Think of a household robot setting out to mop the floor. In its background - the Maes overlay - is awareness of a need to recharge itself at some point, analogous to human hunger. The robot decides there is enough charge in its batteries to do the floor before recharging, but signals of the charge level keep circulating, gradually becoming stronger as the charge level decreases.

The children come home from school and continuously redirty the floor; the robot keeps trying to mop it up. But instead of running itself down, the robot eventually changes behavior in response to its power need and puts aside the floor until after a recharge, much as a housekeeper might put aside until after lunch a task that has proven more complicated than expected.

Professor John Laird of Michigan, a leader in tradition AI, says, "You've got to put your scientific bet somewhere, and Rod and I are putting it in different places. But he has systems that do things. AI had sort of ignored that for a while, and it's had a very good affect on the AI community.

"The open question of his research is whether it extends upward to what would be called higher levels of intelligence and problems. That is actually his research agenda. Rod has demonstrated rudimentary planning and learning; it is still an open question whether it will scale up."

Whatever happens with Brooks' work, attempts to model the human mind will continue, Laird and others are certain.
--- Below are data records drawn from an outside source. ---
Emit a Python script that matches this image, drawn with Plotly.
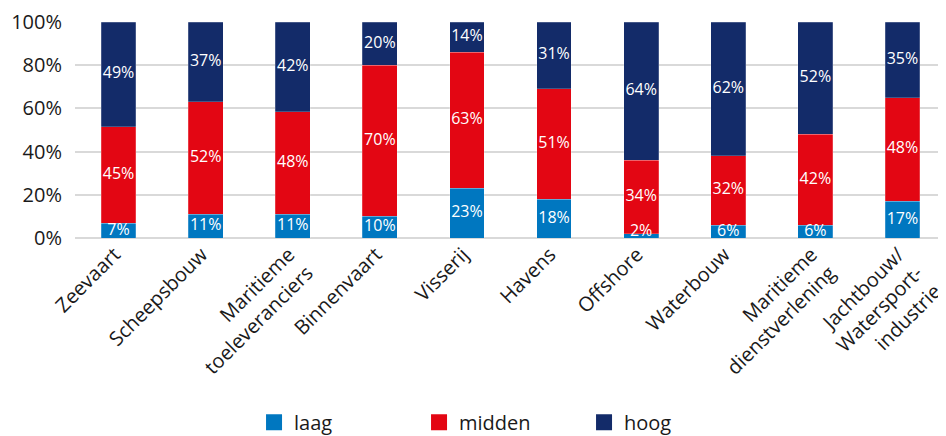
import plotly.graph_objects as go

categories = ["Zeevaart", "Scheepsbouw", "Maritieme<br>toeleveranciers", "Binnenvaart",
              "Visserij", "Havens", "Offshore", "Waterbouw",
              "Maritieme<br>dienstverlening", "Jachtbouw/<br>Watersport-<br>industrie"]
laag = [7, 11, 11, 10, 23, 18, 2, 6, 6, 17]
midden = [45, 52, 48, 70, 63, 51, 34, 32, 42, 48]
hoog = [49, 37, 42, 20, 14, 31, 64, 62, 52, 35]
series = [("laag", laag, "#0077c0"), ("midden", midden, "#e30613"), ("hoog", hoog, "#132b69")]
y_ticks = [0, 20, 40, 60, 80, 100]

FONT = "Open Sans"
fig = go.Figure()
totals = [a + b + c for a, b, c in zip(laag, midden, hoog)]
base = [0.0] * len(categories)
for name, vals, color in series:
    fig.add_trace(go.Bar(
        x=categories, y=vals, name=name, showlegend=False, hoverinfo="skip",
        marker=dict(color=color, line=dict(color="rgba(255,255,255,0.35)", width=0.6)),
    ))
# segment labels, positioned from the data (normalised to 100%)
for name, vals, color in series:
    centers = []
    for i, v in enumerate(vals):
        c = (base[i] + v / 2) / totals[i] * 100
        centers.append(max(c, 2.6))
        base[i] += v
    fig.add_trace(go.Scatter(
        x=categories, y=centers, mode="text", text=[f"{v}%" for v in vals],
        textfont=dict(color="white", size=16, family=FONT), showlegend=False,
        cliponaxis=False, hoverinfo="skip",
    ))
for name, vals, color in series:
    fig.add_trace(go.Scatter(
        x=[None], y=[None], mode="markers", name=name,
        marker=dict(symbol="square", size=22, color=color),
    ))

fig.update_layout(
    barmode="stack", barnorm="percent", bargap=0.6,
    width=938, height=428,
    margin=dict(l=67, r=0, t=14, b=198, autoexpand=False),
    paper_bgcolor="white", plot_bgcolor="white",
    font=dict(family=FONT, color="#1a1a1a", size=20),
    legend=dict(orientation="h", xref="container", yref="container",
                x=0.2623, xanchor="left", y=0.032, yanchor="middle", traceorder="normal",
                entrywidth=120, entrywidthmode="pixels", itemsizing="trace",
                font=dict(size=20, family=FONT, color="#1a1a1a")),
    xaxis=dict(tickangle=-45, tickfont=dict(size=20, family=FONT), automargin=False,
               showline=False, ticks="", ticklabelshift=-4),
    yaxis=dict(range=[0, 100], tickvals=y_ticks, ticktext=[f"{t}%" for t in y_ticks],
               tickfont=dict(size=20, family=FONT), showgrid=True, gridcolor="#d9d9d9",
               gridwidth=1.5, zeroline=True, zerolinecolor="#d9d9d9", zerolinewidth=1.5,
               automargin=False, ticklabelstandoff=12),
)
fig.write_html("out.html")
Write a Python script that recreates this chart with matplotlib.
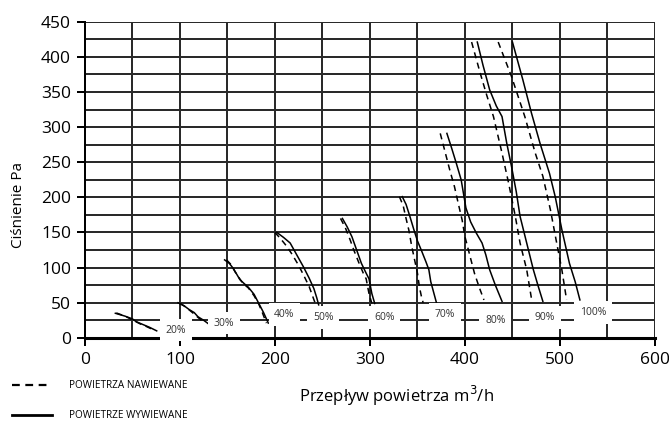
import matplotlib
matplotlib.use('Agg')
import matplotlib.pyplot as plt
from matplotlib.lines import Line2D
import numpy as np

plt.rcParams['font.family'] = ['Open Sans', 'DejaVu Sans']

# fan speed settings and where their labels sit
labels = ['20%', '30%', '40%', '50%', '60%', '70%', '80%', '90%', '100%']
label_x = [96, 146, 210, 251, 315, 379, 432, 484, 535]
label_y = [11, 21, 33, 29, 29, 33, 25, 29, 36]

# supply air (dashed) curves
supply_x = [
    [33, 42, 51, 58, 65, 72],
    [100, 106, 114, 120, 126],
    [149, 154, 158, 162, 166, 172, 178, 183, 187, 191],
    [200, 206, 212, 218, 225, 231, 236, 240, 243],
    [269, 274, 279, 283, 288, 293, 296, 299, 302],
    [331, 335, 338, 341, 344, 347, 350, 352, 354, 356],
    [374, 379, 384, 389, 393, 397, 400, 405, 410, 415, 420],
    [407, 416, 423, 430, 439, 446, 453, 458, 465, 470],
    [435, 449, 463, 474, 482, 490, 496, 502, 507],
]
supply_y = [
    [35.5, 31, 25, 20, 16, 11.5],
    [49, 44, 35, 28, 21],
    [111, 104, 94, 86, 78, 71, 60, 48, 35, 21],
    [150, 141, 131, 119, 103, 87, 73, 58, 47],
    [170, 157, 140, 125, 108, 92, 84, 63, 49],
    [201, 188, 170, 153, 130, 111, 92, 73, 60, 50],
    [291, 265, 239, 215, 191, 168, 144, 118, 92, 72, 54],
    [421, 377, 345, 315, 263, 220, 173, 135, 97, 56],
    [421, 372, 315, 263, 230, 182, 139, 97, 54],
]

# exhaust air (solid) curves
exhaust_x = [
    [32, 42, 50, 54, 61, 68, 75.5],
    [98, 104, 110, 115, 119, 125, 130],
    [147, 152, 156, 160, 163, 167, 172, 178, 183, 188, 193],
    [202, 209, 216, 223, 230, 236, 241, 244, 246],
    [271, 276, 281, 286, 291, 296, 299, 302, 305],
    [334, 338, 342, 346, 350, 354, 359, 362, 364, 367, 370],
    [381, 386, 391, 396, 401, 406, 412, 418, 422, 426, 432, 439],
    [413, 419, 426, 433, 439, 444, 449, 454, 458, 465, 472, 477, 482],
    [450, 461, 470, 479, 489, 495, 502, 510, 516, 521],
]
exhaust_y = [
    [35, 31, 27, 23, 19, 15, 10],
    [50, 46, 40, 36, 30, 25, 20],
    [111, 106, 99, 90, 83, 78, 72, 62, 49, 36, 21],
    [150, 143, 135, 118, 101, 85, 70, 57, 47],
    [170, 158, 144, 125, 106, 92, 84, 63, 49],
    [201, 190, 173, 155, 138, 125, 108, 97, 80, 65, 50],
    [291, 270, 248, 225, 185, 165, 149, 135, 118, 97, 75, 52],
    [421, 388, 353, 330, 315, 277, 244, 208, 173, 135, 97, 74, 52],
    [421, 367, 320, 277, 234, 201, 154, 106, 80, 54],
]

fig = plt.figure(figsize=(6.69, 4.25), dpi=100)
ax = fig.add_axes([0.127, 0.205, 0.852, 0.744])

ax.set_xlim(0, 600)
ax.set_ylim(0, 450)
ax.set_xticks(np.arange(0, 601, 100))
ax.set_yticks(np.arange(0, 451, 50))
ax.set_xticks(np.arange(0, 601, 50), minor=True)
ax.set_yticks(np.arange(0, 451, 25), minor=True)
ax.grid(which='both', color='#2a2a2a', linewidth=1.44)
ax.set_axisbelow(True)
ax.tick_params(which='major', direction='out', length=6, width=1.44, labelsize=12.5, pad=4)
ax.tick_params(which='minor', length=0)
for s in ['top', 'right']:
    ax.spines[s].set_visible(False)
ax.spines['left'].set_linewidth(1.44)
ax.spines['bottom'].set_linewidth(2.2)

for xs, ys in zip(supply_x, supply_y):
    ax.plot(xs, ys, color='black', linewidth=1.1, linestyle=(0, (4, 3)), zorder=3)
for xs, ys in zip(exhaust_x, exhaust_y):
    ax.plot(xs, ys, color='black', linewidth=1.1, zorder=3)

for lab, lx, ly in zip(labels, label_x, label_y):
    ax.text(lx, ly, lab, fontsize=7.5, color='#333333', ha='center', va='center', zorder=4,
            bbox=dict(boxstyle='square,pad=0.55', facecolor='white', edgecolor='none'))

fig.text(0.027, 0.517, 'Ciśnienie Pa', rotation=90, fontsize=11, ha='center', va='center')
fig.text(0.593, 0.068, 'Przepływ powietrza m$^3$/h', fontsize=12, ha='center', va='center')

handles = [Line2D([], [], color='black', linewidth=1.6, linestyle=(0, (3.5, 2.5))),
           Line2D([], [], color='black', linewidth=2.0)]
fig.legend(handles, ['POWIETRZA NAWIEWANE', 'POWIETRZE WYWIEWANE'], loc='lower left',
           bbox_to_anchor=(0.005, -0.012), frameon=False, fontsize=7.2, handlelength=4.0,
           labelspacing=1.9, handletextpad=1.7)

fig.savefig('out.png', dpi=100)
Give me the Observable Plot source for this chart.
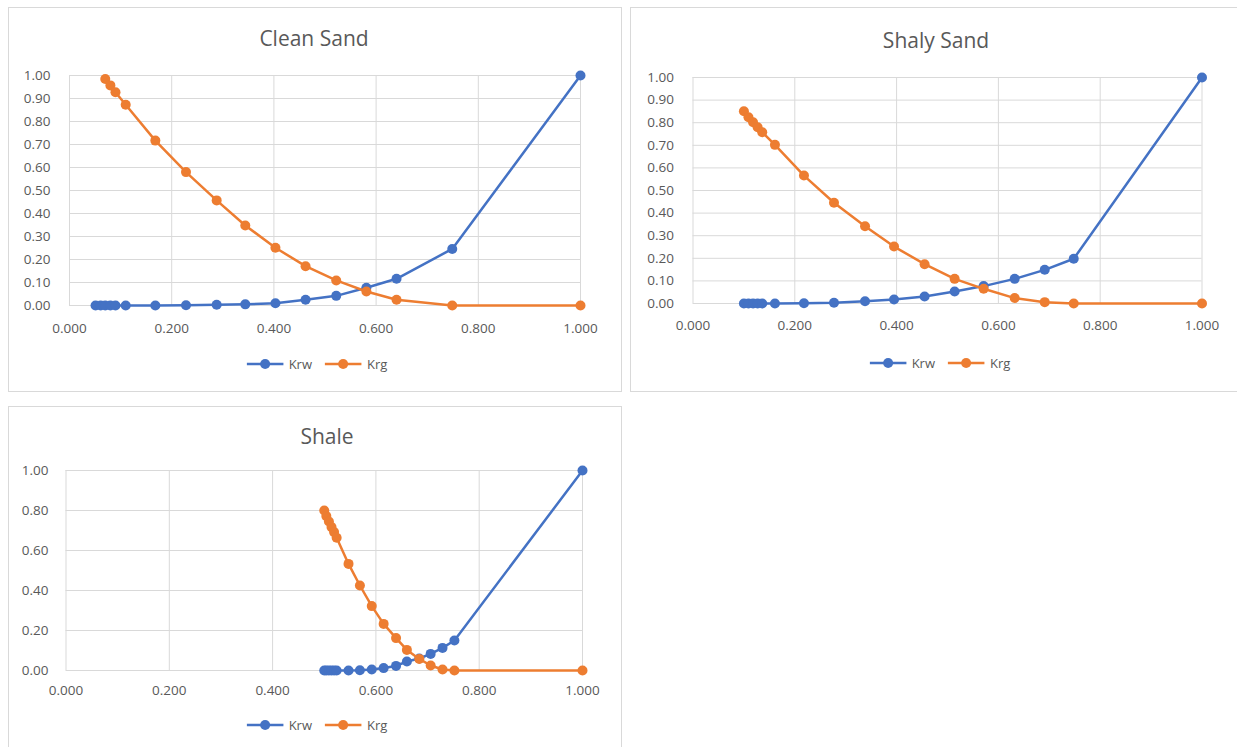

"Modeling of human cognition will help us understand people better," he reasons. "And on the functional, engineering side, well, humans solve problems. We would be crazy to ignore an existing system that is intelligent and can do the things we want our [mechanical] systems to do." Such confidence in the value and richness of the field of artificial intelligence - whatever its evolution, whatever its commercial failures so far - is widespread.

As a noted mathematician explained it recently, "The idea of artificial intelligence was a brilliant and large idea from the beginning. The first people [in the field] invented the idea. The idea produced children and grandchildren, and that was a great accomplishment, even though the grandchildren scorn the grandparents.

"It has both led and exploited the technology of its time."